Written problem →
Return every line below as is, leaving out the pictures.

Information shown →
________________

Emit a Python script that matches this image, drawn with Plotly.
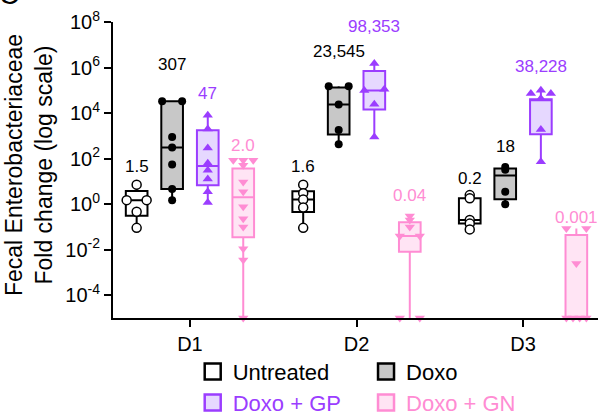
import numpy as np
import plotly.graph_objects as go

days = ["D1", "D2", "D3"]
groups = ["Untreated", "Doxo", "Doxo + GP", "Doxo + GN"]

# individual animals (fold change), per day D1, D2, D3
untreated_pts = [[7.2, 1.5, 1.5, 0.46, 0.091], [7.2, 3.0, 1.6, 0.72, 0.091], [2.5, 1.8, 0.2, 0.14, 0.078]]
doxo_pts = [[33000, 33000, 890, 307, 55, 4.6, 1.5], [150000, 150000, 23545, 1800, 430], [43, 32.5, 3.5, 1.0]]
gp_pts = [[8100, 2000, 295, 62, 31, 12.6, 3.5, 1.17], [1.5e6, 110000, 98353, 24500, 900],
          [100000, 72000, 72000, 44000, 1900, 72]]
gn_pts = [[85, 85, 85, 51, 9.5, 3.5, 0.76, 0.23, 0.1, 0.011, 0.0035, 1e-5],
          [0.30, 0.2, 0.1, 0.04, 0.04, 1e-5, 1e-5],
          [0.085, 0.085, 0.0025, 1e-5, 1e-5, 1e-5, 1e-5]]

# box statistics per day
untreated_q1 = [0.31, 0.45, 0.14]
untreated_med = [1.5, 1.6, 0.2]
untreated_q3 = [3.8, 3.7, 1.8]
doxo_q1 = [4.6, 1150, 1.66]
doxo_med = [307, 23545, 18]
doxo_q3 = [33000, 132000, 37]
gp_q1 = [6.8, 14400, 1175]
gp_med = [47, 98353, 38228]
gp_q3 = [1780, 710000, 40000]
gn_q1 = [0.035, 0.0081, 1e-5]
gn_med = [2.0, 0.04, 1e-5]
gn_q3 = [37, 0.16, 0.044]

# median labels
untreated_lbl = ["1.5", "1.6", "0.2"]
doxo_lbl = ["307", "23,545", "18"]
gp_lbl = ["47", "98,353", "38,228"]
gn_lbl = ["2.0", "0.04", "0.001"]

ytick_exp = [8, 6, 4, 2, 0, -2, -4]
y_title = "Fecal Enterobacteriaceae<br>Fold change (log scale)"

# ---- styling / layout ----
FONT = "Liberation Sans, Arial, sans-serif"
PURPLE = "#9B3DFF"
PINK = "#FF8CD3"
series = [
    dict(name=groups[0], pts=untreated_pts, q1=untreated_q1, med=untreated_med, q3=untreated_q3, lbl=untreated_lbl,
         line="black", fill="white", msym="circle", mfill="white", mline="black", mlw=1.5, msize=9, txt="black"),
    dict(name=groups[1], pts=doxo_pts, q1=doxo_q1, med=doxo_med, q3=doxo_q3, lbl=doxo_lbl,
         line="black", fill="#C8C8C8", msym="circle", mfill="black", mline="black", mlw=0, msize=8, txt="black"),
    dict(name=groups[2], pts=gp_pts, q1=gp_q1, med=gp_med, q3=gp_q3, lbl=gp_lbl,
         line=PURPLE, fill="#E6D8FF", msym="triangle-up", mfill=PURPLE, mline=PURPLE, mlw=0, msize=9, txt=PURPLE),
    dict(name=groups[3], pts=gn_pts, q1=gn_q1, med=gn_med, q3=gn_q3, lbl=gn_lbl,
         line=PINK, fill="#FFE4F4", msym="triangle-down", mfill=PINK, mline=PINK, mlw=0, msize=9, txt=PINK),
]
offsets = [-0.32, -0.107, 0.107, 0.32]
label_y = [[1.64, 1.64, 1.13], [6.15, 6.69, 2.52], [4.86, 7.81, 6.03], [2.59, 0.40, -0.58]]
BOXW = 0.13


def spread(vals, w=0.06, tol=0.12):
    logs = np.log10(np.array(vals, dtype=float))
    offs = np.zeros(len(vals))
    order = np.argsort(logs)
    clusters = []
    for i in order:
        if clusters and logs[i] - logs[clusters[-1][-1]] < tol:
            clusters[-1].append(i)
        else:
            clusters.append([i])
    for c in clusters:
        if len(c) > 1:
            offs[c] = np.linspace(-w, w, len(c))
    return offs


fig = go.Figure()
annotations = []

for si, s in enumerate(series):
    xs = [d + 1 + offsets[si] for d in range(3)]
    fig.add_trace(go.Box(
        x=xs, q1=s["q1"], median=s["med"], q3=s["q3"],
        lowerfence=[min(p) for p in s["pts"]], upperfence=[max(p) for p in s["pts"]],
        width=BOXW, whiskerwidth=0, boxpoints=False,
        line=dict(color=s["line"], width=2), fillcolor=s["fill"],
        showlegend=False, hoverinfo="skip",
    ))
    px, py = [], []
    for d in range(3):
        offs = spread(s["pts"][d])
        px += list(d + 1 + offsets[si] + offs)
        py += list(s["pts"][d])
    fig.add_trace(go.Scatter(
        x=px, y=py, mode="markers", cliponaxis=False, showlegend=False, hoverinfo="skip",
        marker=dict(symbol=s["msym"], size=s["msize"], color=s["mfill"],
                    line=dict(color=s["mline"], width=s["mlw"])),
    ))
    for d in range(3):
        annotations.append(dict(x=xs[d], y=label_y[si][d], xref="x", yref="y", text=s["lbl"][d],
                                showarrow=False, font=dict(family=FONT, size=17, color=s["txt"]),
                                xanchor="center", yanchor="middle"))

# legend dummy traces, one legend each
legend_pos = [(0.318, 0.1065), (0.604, 0.1065), (0.318, 0.032), (0.604, 0.032)]
legend_layouts = {}
for si, s in enumerate(series):
    lname = "legend" if si == 0 else f"legend{si + 1}"
    fig.add_trace(go.Scatter(
        x=[2.0], y=[1e12], mode="markers", name=s["name"], legend=lname, showlegend=True,
        hoverinfo="skip",
        marker=dict(symbol="square", size=17, color=s["fill"], line=dict(color=s["line"], width=2.5)),
    ))
    legend_layouts[lname] = dict(
        x=legend_pos[si][0], y=legend_pos[si][1], xref="container", yref="container",
        xanchor="left", yanchor="middle", bgcolor="rgba(0,0,0,0)",
        font=dict(family=FONT, size=22, color=s["txt"]), itemsizing="trace",
    )

# y-axis title (two rotated lines)
annotations.append(dict(x=-0.173, y=0.517, xref="paper", yref="paper", text=y_title, showarrow=False,
                        textangle=-90, xanchor="center", yanchor="middle",
                        font=dict(family=FONT, size=23, color="black")))
# panel letter (cropped at the top edge, as in the reference)
annotations.append(dict(x=-0.2395, y=1.033, xref="paper", yref="paper", text="C", showarrow=False,
                        xanchor="left", yanchor="bottom", font=dict(family=FONT, size=28, color="black")))

fig.update_layout(
    width=606, height=416,
    margin=dict(l=113, r=8, t=22, b=98, autoexpand=False),
    paper_bgcolor="white", plot_bgcolor="white",
    boxmode="overlay",
    font=dict(family=FONT, color="black"),
    annotations=annotations,
    shapes=[dict(type="line", xref="paper", x0=0, x1=1, yref="y", y0=0, y1=0,
                 line=dict(color="black", width=1, dash="dot"), layer="below")],
    **legend_layouts,
)
fig.update_xaxes(
    type="linear", range=[0.538, 3.45], tickvals=[1, 2, 3], ticktext=days, showgrid=False, zeroline=False,
    showline=True, linecolor="black", linewidth=2, ticks="outside", ticklen=7, tickwidth=2,
    tickcolor="black", tickfont=dict(family=FONT, size=20, color="black"), automargin=False,
)
fig.update_yaxes(
    type="log", range=[-5.0, 8.0],
    tickvals=[10.0 ** e for e in ytick_exp], ticktext=[f"10<sup>{e}</sup>" for e in ytick_exp],
    showgrid=False, zeroline=False, showline=True, linecolor="black", linewidth=2,
    ticks="outside", ticklen=7, tickwidth=2, tickcolor="black",
    tickfont=dict(family=FONT, size=20, color="black"), automargin=False,
)

fig.write_html("out.html", config={"displayModeBar": False},
               post_script="document.body.style.margin='0';")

________________

Task response →
Emit a Python script that matches this image, drawn with Plotly.
import numpy as np
import plotly.graph_objects as go

days = ["D1", "D2", "D3"]
groups = ["Untreated", "Doxo", "Doxo + GP", "Doxo + GN"]

# individual animals (fold change), per day D1, D2, D3
untreated_pts = [[7.2, 1.5, 1.5, 0.46, 0.091], [7.2, 3.0, 1.6, 0.72, 0.091], [2.5, 1.8, 0.2, 0.14, 0.078]]
doxo_pts = [[33000, 33000, 890, 307, 55, 4.6, 1.5], [150000, 150000, 23545, 1800, 430], [43, 32.5, 3.5, 1.0]]
gp_pts = [[8100, 2000, 295, 62, 31, 12.6, 3.5, 1.17], [1.5e6, 110000, 98353, 24500, 900],
          [100000, 72000, 72000, 44000, 1900, 72]]
gn_pts = [[85, 85, 85, 51, 9.5, 3.5, 0.76, 0.23, 0.1, 0.011, 0.0035, 1e-5],
          [0.30, 0.2, 0.1, 0.04, 0.04, 1e-5, 1e-5],
          [0.085, 0.085, 0.0025, 1e-5, 1e-5, 1e-5, 1e-5]]

# box statistics per day
untreated_q1 = [0.31, 0.45, 0.14]
untreated_med = [1.5, 1.6, 0.2]
untreated_q3 = [3.8, 3.7, 1.8]
doxo_q1 = [4.6, 1150, 1.66]
doxo_med = [307, 23545, 18]
doxo_q3 = [33000, 132000, 37]
gp_q1 = [6.8, 14400, 1175]
gp_med = [47, 98353, 38228]
gp_q3 = [1780, 710000, 40000]
gn_q1 = [0.035, 0.0081, 1e-5]
gn_med = [2.0, 0.04, 1e-5]
gn_q3 = [37, 0.16, 0.044]

# median labels
untreated_lbl = ["1.5", "1.6", "0.2"]
doxo_lbl = ["307", "23,545", "18"]
gp_lbl = ["47", "98,353", "38,228"]
gn_lbl = ["2.0", "0.04", "0.001"]

ytick_exp = [8, 6, 4, 2, 0, -2, -4]
y_title = "Fecal Enterobacteriaceae<br>Fold change (log scale)"

# ---- styling / layout ----
FONT = "Liberation Sans, Arial, sans-serif"
PURPLE = "#9B3DFF"
PINK = "#FF8CD3"
series = [
    dict(name=groups[0], pts=untreated_pts, q1=untreated_q1, med=untreated_med, q3=untreated_q3, lbl=untreated_lbl,
         line="black", fill="white", msym="circle", mfill="white", mline="black", mlw=1.5, msize=9, txt="black"),
    dict(name=groups[1], pts=doxo_pts, q1=doxo_q1, med=doxo_med, q3=doxo_q3, lbl=doxo_lbl,
         line="black", fill="#C8C8C8", msym="circle", mfill="black", mline="black", mlw=0, msize=8, txt="black"),
    dict(name=groups[2], pts=gp_pts, q1=gp_q1, med=gp_med, q3=gp_q3, lbl=gp_lbl,
         line=PURPLE, fill="#E6D8FF", msym="triangle-up", mfill=PURPLE, mline=PURPLE, mlw=0, msize=9, txt=PURPLE),
    dict(name=groups[3], pts=gn_pts, q1=gn_q1, med=gn_med, q3=gn_q3, lbl=gn_lbl,
         line=PINK, fill="#FFE4F4", msym="triangle-down", mfill=PINK, mline=PINK, mlw=0, msize=9, txt=PINK),
]
offsets = [-0.32, -0.107, 0.107, 0.32]
label_y = [[1.64, 1.64, 1.13], [6.15, 6.69, 2.52], [4.86, 7.81, 6.03], [2.59, 0.40, -0.58]]
BOXW = 0.13


def spread(vals, w=0.06, tol=0.12):
    logs = np.log10(np.array(vals, dtype=float))
    offs = np.zeros(len(vals))
    order = np.argsort(logs)
    clusters = []
    for i in order:
        if clusters and logs[i] - logs[clusters[-1][-1]] < tol:
            clusters[-1].append(i)
        else:
            clusters.append([i])
    for c in clusters:
        if len(c) > 1:
            offs[c] = np.linspace(-w, w, len(c))
    return offs


fig = go.Figure()
annotations = []

for si, s in enumerate(series):
    xs = [d + 1 + offsets[si] for d in range(3)]
    fig.add_trace(go.Box(
        x=xs, q1=s["q1"], median=s["med"], q3=s["q3"],
        lowerfence=[min(p) for p in s["pts"]], upperfence=[max(p) for p in s["pts"]],
        width=BOXW, whiskerwidth=0, boxpoints=False,
        line=dict(color=s["line"], width=2), fillcolor=s["fill"],
        showlegend=False, hoverinfo="skip",
    ))
    px, py = [], []
    for d in range(3):
        offs = spread(s["pts"][d])
        px += list(d + 1 + offsets[si] + offs)
        py += list(s["pts"][d])
    fig.add_trace(go.Scatter(
        x=px, y=py, mode="markers", cliponaxis=False, showlegend=False, hoverinfo="skip",
        marker=dict(symbol=s["msym"], size=s["msize"], color=s["mfill"],
                    line=dict(color=s["mline"], width=s["mlw"])),
    ))
    for d in range(3):
        annotations.append(dict(x=xs[d], y=label_y[si][d], xref="x", yref="y", text=s["lbl"][d],
                                showarrow=False, font=dict(family=FONT, size=17, color=s["txt"]),
                                xanchor="center", yanchor="middle"))

# legend dummy traces, one legend each
legend_pos = [(0.318, 0.1065), (0.604, 0.1065), (0.318, 0.032), (0.604, 0.032)]
legend_layouts = {}
for si, s in enumerate(series):
    lname = "legend" if si == 0 else f"legend{si + 1}"
    fig.add_trace(go.Scatter(
        x=[2.0], y=[1e12], mode="markers", name=s["name"], legend=lname, showlegend=True,
        hoverinfo="skip",
        marker=dict(symbol="square", size=17, color=s["fill"], line=dict(color=s["line"], width=2.5)),
    ))
    legend_layouts[lname] = dict(
        x=legend_pos[si][0], y=legend_pos[si][1], xref="container", yref="container",
        xanchor="left", yanchor="middle", bgcolor="rgba(0,0,0,0)",
        font=dict(family=FONT, size=22, color=s["txt"]), itemsizing="trace",
    )

# y-axis title (two rotated lines)
annotations.append(dict(x=-0.173, y=0.517, xref="paper", yref="paper", text=y_title, showarrow=False,
                        textangle=-90, xanchor="center", yanchor="middle",
                        font=dict(family=FONT, size=23, color="black")))
# panel letter (cropped at the top edge, as in the reference)
annotations.append(dict(x=-0.2395, y=1.033, xref="paper", yref="paper", text="C", showarrow=False,
                        xanchor="left", yanchor="bottom", font=dict(family=FONT, size=28, color="black")))

fig.update_layout(
    width=606, height=416,
    margin=dict(l=113, r=8, t=22, b=98, autoexpand=False),
    paper_bgcolor="white", plot_bgcolor="white",
    boxmode="overlay",
    font=dict(family=FONT, color="black"),
    annotations=annotations,
    shapes=[dict(type="line", xref="paper", x0=0, x1=1, yref="y", y0=0, y1=0,
                 line=dict(color="black", width=1, dash="dot"), layer="below")],
    **legend_layouts,
)
fig.update_xaxes(
    type="linear", range=[0.538, 3.45], tickvals=[1, 2, 3], ticktext=days, showgrid=False, zeroline=False,
    showline=True, linecolor="black", linewidth=2, ticks="outside", ticklen=7, tickwidth=2,
    tickcolor="black", tickfont=dict(family=FONT, size=20, color="black"), automargin=False,
)
fig.update_yaxes(
    type="log", range=[-5.0, 8.0],
    tickvals=[10.0 ** e for e in ytick_exp], ticktext=[f"10<sup>{e}</sup>" for e in ytick_exp],
    showgrid=False, zeroline=False, showline=True, linecolor="black", linewidth=2,
    ticks="outside", ticklen=7, tickwidth=2, tickcolor="black",
    tickfont=dict(family=FONT, size=20, color="black"), automargin=False,
)

fig.write_html("out.html", config={"displayModeBar": False},
               post_script="document.body.style.margin='0';")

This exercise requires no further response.